[Start RAW DATA]

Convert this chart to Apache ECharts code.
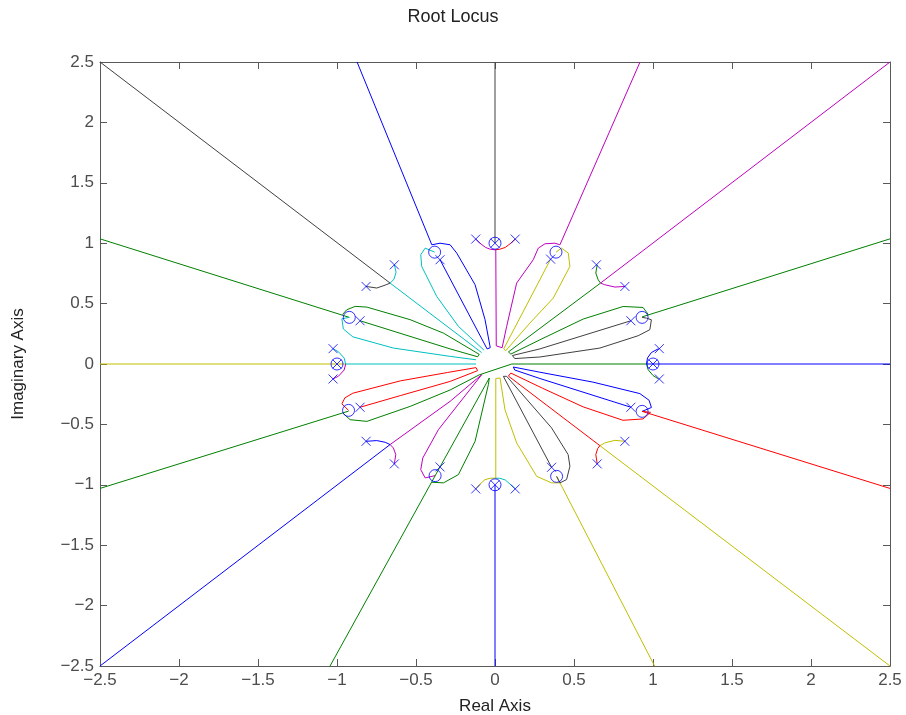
<!DOCTYPE html>
<html><head><meta charset="utf-8">
<script src="https://cdn.jsdelivr.net/npm/echarts@6/dist/echarts.min.js"></script>
<style>html,body{margin:0;padding:0;background:#fff}#c{width:906px;height:715px}</style>
</head><body><div id="c"></div>
<script>
// ---- tick labels ----
const xTicks = [-2.5,-2,-1.5,-1,-0.5,0,0.5,1,1.5,2,2.5];
const yTicks = [-2.5,-2,-1.5,-1,-0.5,0,0.5,1,1.5,2,2.5];

// ---- poles (x) and zeros (o) ----
const poles = [[-0.122,1.034],[0.128,1.034],[0,1],[-0.348,0.863],[0.352,0.868],[-0.637,0.821],[-0.816,0.642],
  [0.642,0.821],[0.822,0.642],[-0.854,0.358],[0.86,0.358],[-1.025,0.127],[-1.025,-0.124],[-1,0],
  [1.04,0.127],[1.04,-0.124],[1,0],[-0.854,-0.358],[0.86,-0.358],[-0.816,-0.64],[-0.637,-0.827],
  [0.647,-0.827],[0.822,-0.64],[-0.348,-0.852],[0.358,-0.855],[-0.122,-1.034],[0.128,-1.034],[0,-1]];
const zeros = [[0,1],[0,-1],[-1,0],[1,0],[-0.382,0.926],[0.386,0.926],[-0.922,0.386],[0.931,0.386],
  [-0.379,-0.924],[0.39,-0.93],[-0.927,-0.384],[0.931,-0.392]];

// ---- branches ----
// 90 deg
const k90Ray = [[0,2.5],[0,1.0]];
const m90ArcL = [[-0.122,1.034],[-0.095,1.0],[-0.06,0.965],[-0.03,0.95],[0,0.945]];
const r90ArcR = [[0.128,1.034],[0.1,1.0],[0.065,0.965],[0.03,0.95],[0,0.945]];
const m90Down = [[0.005,0.945],[0.008,0.15],[0.045,0.135]];
// 67.5 deg
const m67Ray = [[0.918,2.5],[0.411,0.987]];
const m67Loop = [[0.411,0.987],[0.379,1.0],[0.316,0.995],[0.274,0.959],[0.242,0.863],[0.137,0.67],[0.074,0.312],[0.045,0.135]];
const y67Inner = [[0.352,0.868],[0.055,0.125]];
const y67Loop = [[0.386,0.926],[0.421,0.959],[0.464,0.918],[0.474,0.808],[0.369,0.546],[0.221,0.339],[0.068,0.11],[0.055,0.125]];
// 45 deg
const g45Arc = [[0.647,0.821],[0.638,0.753],[0.653,0.697],[0.668,0.67]];
const m45Arc = [[0.822,0.642],[0.759,0.637],[0.695,0.656],[0.668,0.67]];
const m45Ray = [[0.668,0.67],[2.5,2.5]];
const g45Line = [[0.668,0.67],[0.085,0.1]];
// 22.5 deg
const g22Ray = [[2.5,1.036],[0.931,0.39]];
const g22Loop = [[0.97,0.41],[0.937,0.468],[0.811,0.476],[0.558,0.372],[0.284,0.2],[0.1,0.082],[0.085,0.1]];
const k22Loop = [[0.931,0.386],[0.959,0.38],[0.99,0.366],[0.98,0.284],[0.906,0.234],[0.664,0.132],[0.284,0.058],[0.125,0.045]];
const k22Inner = [[0.86,0.358],[0.284,0.125],[0.11,0.07],[0.125,0.045]];
// 0 deg
const b0Arc = [[1.035,0.127],[0.99,0.095],[0.965,0.05],[0.959,0]];
const g0Arc = [[0.959,0],[0.969,-0.047],[1.0,-0.095],[1.035,-0.124]];
const b0Ray = [[0.959,0],[2.5,0]];
// -22.5 deg
const b337Loop = [[0.116,-0.025],[0.284,-0.068],[0.62,-0.15],[0.917,-0.245],[0.975,-0.3],[0.99,-0.36],[0.931,-0.392]];
const b337Inner = [[0.86,-0.358],[0.284,-0.12],[0.125,-0.05],[0.116,-0.025]];
const r337Loop = [[0.1,-0.075],[0.3,-0.2],[0.558,-0.355],[0.81,-0.466],[0.937,-0.455],[0.984,-0.4],[0.931,-0.392]];
const r337Ray = [[0.931,-0.392],[2.5,-1.03]];
// -45 deg
const y315Arc = [[0.822,-0.64],[0.759,-0.632],[0.695,-0.653],[0.664,-0.676]];
const r315Arc = [[0.647,-0.827],[0.638,-0.75],[0.65,-0.7],[0.664,-0.676]];
const y315Ray = [[0.664,-0.676],[2.5,-2.5]];
const r315Line = [[0.664,-0.676],[0.085,-0.1],[0.1,-0.075]];
// -67.5 deg
const y292Loop = [[0.032,-0.116],[0.063,-0.378],[0.137,-0.653],[0.264,-0.93],[0.358,-0.984],[0.411,-0.984]];
const y292Ray = [[0.39,-0.93],[1.01,-2.5]];
const k292Inner = [[0.358,-0.855],[0.053,-0.102]];
const k292Loop = [[0.053,-0.102],[0.074,-0.102],[0.358,-0.529],[0.463,-0.75],[0.474,-0.847],[0.453,-0.957],[0.411,-0.984],[0.39,-0.93]];
// -90 deg
const y270ArcL = [[-0.122,-1.034],[-0.1,-1.0],[-0.063,-0.957],[-0.03,-0.946],[0,-0.945]];
const c270ArcR = [[0.128,-1.034],[0.1,-1.0],[0.065,-0.96],[0.03,-0.946],[0,-0.945]];
const y270Up = [[0.005,-0.945],[0.005,-0.12],[0.032,-0.116]];
const b270Ray = [[0,-1],[0,-2.5]];
// -112.5 deg
const m247Loop = [[-0.379,-0.924],[-0.442,-0.943],[-0.47,-0.874],[-0.457,-0.778],[-0.358,-0.543],[-0.084,-0.088]];
const g247Line = [[-1.044,-2.5],[-0.348,-0.852],[-0.036,-0.116]];
const g247Loop = [[-0.4,-0.979],[-0.326,-0.984],[-0.232,-0.916],[-0.126,-0.64],[-0.042,-0.171],[-0.036,-0.116]];
// -135 deg
const b225Arc = [[-0.816,-0.64],[-0.748,-0.634],[-0.695,-0.648],[-0.664,-0.667]];
const m225Arc = [[-0.637,-0.827],[-0.628,-0.75],[-0.643,-0.695],[-0.664,-0.667]];
const b225Ray = [[-0.664,-0.667],[-2.5,-2.5]];
const m225Line = [[-0.664,-0.667],[-0.284,-0.309],[-0.084,-0.088]];
// -157.5 deg
const g202Ray = [[-2.5,-1.03],[-0.927,-0.39]];
const r202Loop = [[-0.927,-0.384],[-0.969,-0.33],[-0.95,-0.28],[-0.9,-0.242],[-0.6,-0.14],[-0.3,-0.07],[-0.12,-0.03]];
const r202Inner = [[-0.854,-0.358],[-0.6,-0.262],[-0.284,-0.144],[-0.11,-0.055],[-0.12,-0.03]];
const g202Loop = [[-0.96,-0.41],[-0.917,-0.461],[-0.811,-0.475],[-0.537,-0.351],[-0.284,-0.215],[-0.1,-0.09],[0.106,0],[0.959,0]];
// 180 deg
const y180Ray = [[-2.5,0],[-0.945,0]];
const c180Arc = [[-1.025,0.127],[-0.99,0.1],[-0.955,0.05],[-0.945,0]];
const m180Arc = [[-1.025,-0.124],[-0.99,-0.1],[-0.955,-0.05],[-0.945,0]];
const c180Line = [[-0.945,0],[-0.12,0]];
// 157.5 deg
const g157Ray = [[-2.5,1.036],[-0.922,0.386]];
const g157Loop = [[-0.965,0.41],[-0.938,0.449],[-0.885,0.477],[-0.811,0.471],[-0.537,0.367],[-0.327,0.256],[-0.1,0.08]];
const g157Inner = [[-0.854,0.358],[-0.284,0.125],[-0.11,0.06],[-0.1,0.08]];
const c157Loop = [[-0.922,0.386],[-0.969,0.375],[-0.96,0.29],[-0.9,0.225],[-0.643,0.132],[-0.284,0.063],[-0.12,0.035]];
// 135 deg
const c135Arc = [[-0.637,0.821],[-0.626,0.76],[-0.64,0.7],[-0.664,0.67]];
const k135Arc = [[-0.816,0.642],[-0.748,0.629],[-0.689,0.656],[-0.664,0.67]];
const k135Ray = [[-0.664,0.67],[-2.5,2.5]];
const c135Line = [[-0.664,0.67],[-0.085,0.095]];
// 112.5 deg
const b112Ray = [[-0.873,2.5],[-0.4,0.987]];
const b112Loop = [[-0.4,0.987],[-0.348,1.0],[-0.284,0.987],[-0.242,0.918],[-0.126,0.656],[-0.063,0.367],[-0.03,0.135]];
const b112Inner = [[-0.348,0.863],[-0.05,0.125],[-0.03,0.135]];
const c112Loop = [[-0.382,0.926],[-0.442,0.959],[-0.47,0.904],[-0.464,0.808],[-0.369,0.56],[-0.232,0.312],[-0.07,0.115]];

// ---- colours ----
const C = {b:'#0000ff', g:'#008000', r:'#ff0000', c:'#00bfbf', m:'#bf00bf', y:'#bfbf00', k:'#404040'};

const branches = [
  [k90Ray,C.k],[m90ArcL,C.m],[r90ArcR,C.r],[m90Down,C.m],
  [m67Ray,C.m],[m67Loop,C.m],[y67Inner,C.y],[y67Loop,C.y],
  [g45Arc,C.g],[m45Arc,C.m],[m45Ray,C.m],[g45Line,C.g],
  [g22Ray,C.g],[g22Loop,C.g],[k22Loop,C.k],[k22Inner,C.k],
  [b0Arc,C.b],[g0Arc,C.g],[b0Ray,C.b],
  [b337Loop,C.b],[b337Inner,C.b],[r337Loop,C.r],[r337Ray,C.r],
  [y315Arc,C.y],[r315Arc,C.r],[y315Ray,C.y],[r315Line,C.r],
  [y292Loop,C.y],[y292Ray,C.y],[k292Inner,C.k],[k292Loop,C.k],
  [y270ArcL,C.y],[c270ArcR,C.c],[y270Up,C.y],[b270Ray,C.b],
  [m247Loop,C.m],[g247Line,C.g],[g247Loop,C.g],
  [b225Arc,C.b],[m225Arc,C.m],[b225Ray,C.b],[m225Line,C.m],
  [g202Ray,C.g],[r202Loop,C.r],[r202Inner,C.r],[g202Loop,C.g],
  [y180Ray,C.y],[c180Arc,C.c],[m180Arc,C.m],[c180Line,C.c],
  [g157Ray,C.g],[g157Loop,C.g],[g157Inner,C.g],[c157Loop,C.c],
  [c135Arc,C.c],[k135Arc,C.k],[k135Ray,C.k],[c135Line,C.c],
  [b112Ray,C.b],[b112Loop,C.b],[b112Inner,C.b],[c112Loop,C.c]
];

const fmt = v => (v < 0 ? '\u2212' : '') + String(Math.abs(v));
const axCol = '#595959', txtCol = '#4d4d4d', FONT = '"Liberation Sans", Arial, sans-serif';

const series = branches.map(([d, col]) => ({
  type:'line', data:d, showSymbol:false, symbol:'none', silent:true,
  lineStyle:{color:col, width:1}, z:2, clip:true
}));
series.push({
  type:'scatter', data:zeros, symbol:'circle', symbolSize:12, z:5,
  itemStyle:{color:'rgba(0,0,0,0)', borderColor:'#0000ff', borderWidth:1}
});
series.push({
  type:'scatter', data:poles, symbol:'path://M0,0L10,10M10,0L0,10', symbolSize:9, z:6,
  itemStyle:{color:'rgba(0,0,0,0)', borderColor:'#0000ff', borderWidth:1}
});

const baseAxis = (pos, show, ticks) => ({
  type:'value', position:pos, min:ticks[0], max:ticks[ticks.length-1], interval:0.5,
  axisLine:{show:true, onZero:false, lineStyle:{color:axCol, width:1}},
  axisTick:{show:true, inside:true, length:7, lineStyle:{color:axCol}},
  axisLabel:{show:show, color:txtCol, fontSize:17, fontFamily:FONT, formatter:fmt},
  splitLine:{show:false}
});

const xb = baseAxis('bottom', true, xTicks);
xb.axisLabel.margin = 6;
xb.name = 'Real Axis'; xb.nameLocation = 'middle'; xb.nameGap = 32;
xb.nameTextStyle = {color:'#222', fontSize:17, fontFamily:FONT};
const xt = baseAxis('top', false, xTicks);
const yl = baseAxis('left', true, yTicks);
yl.axisLabel.margin = 6;
yl.name = 'Imaginary Axis'; yl.nameLocation = 'middle'; yl.nameGap = 73;
yl.nameTextStyle = {color:'#222', fontSize:17, fontFamily:FONT};
const yr = baseAxis('right', false, yTicks);

const chart = echarts.init(document.getElementById('c'), null, {renderer:'canvas'});
chart.setOption({
  animation:false,
  backgroundColor:'#fff',
  title:{text:'Root Locus', left:'center', top:3, textStyle:{color:'#222', fontSize:18, fontWeight:'normal', fontFamily:FONT}},
  grid:{left:100, right:16, top:62, bottom:49, containLabel:false, outerBoundsMode:'none'},
  xAxis:[xb, xt],
  yAxis:[yl, yr],
  series: series.map(s => Object.assign(s, {xAxisIndex:0, yAxisIndex:0}))
});
</script></body></html>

[End RAW DATA]

INSTRUCTION |
Every line from the start of the listing above through the line with "const yTicks = [-2.5,-2,-1.5,-1,-0.5,0,0.5,1,1.5,2,2.5];" should be repeated exactly; skip the pictures and add nothing else.

EXERCISE OUTPUT |
Convert this chart to Apache ECharts code.
<!DOCTYPE html>
<html><head><meta charset="utf-8">
<script src="https://cdn.jsdelivr.net/npm/echarts@6/dist/echarts.min.js"></script>
<style>html,body{margin:0;padding:0;background:#fff}#c{width:906px;height:715px}</style>
</head><body><div id="c"></div>
<script>
// ---- tick labels ----
const xTicks = [-2.5,-2,-1.5,-1,-0.5,0,0.5,1,1.5,2,2.5];
const yTicks = [-2.5,-2,-1.5,-1,-0.5,0,0.5,1,1.5,2,2.5];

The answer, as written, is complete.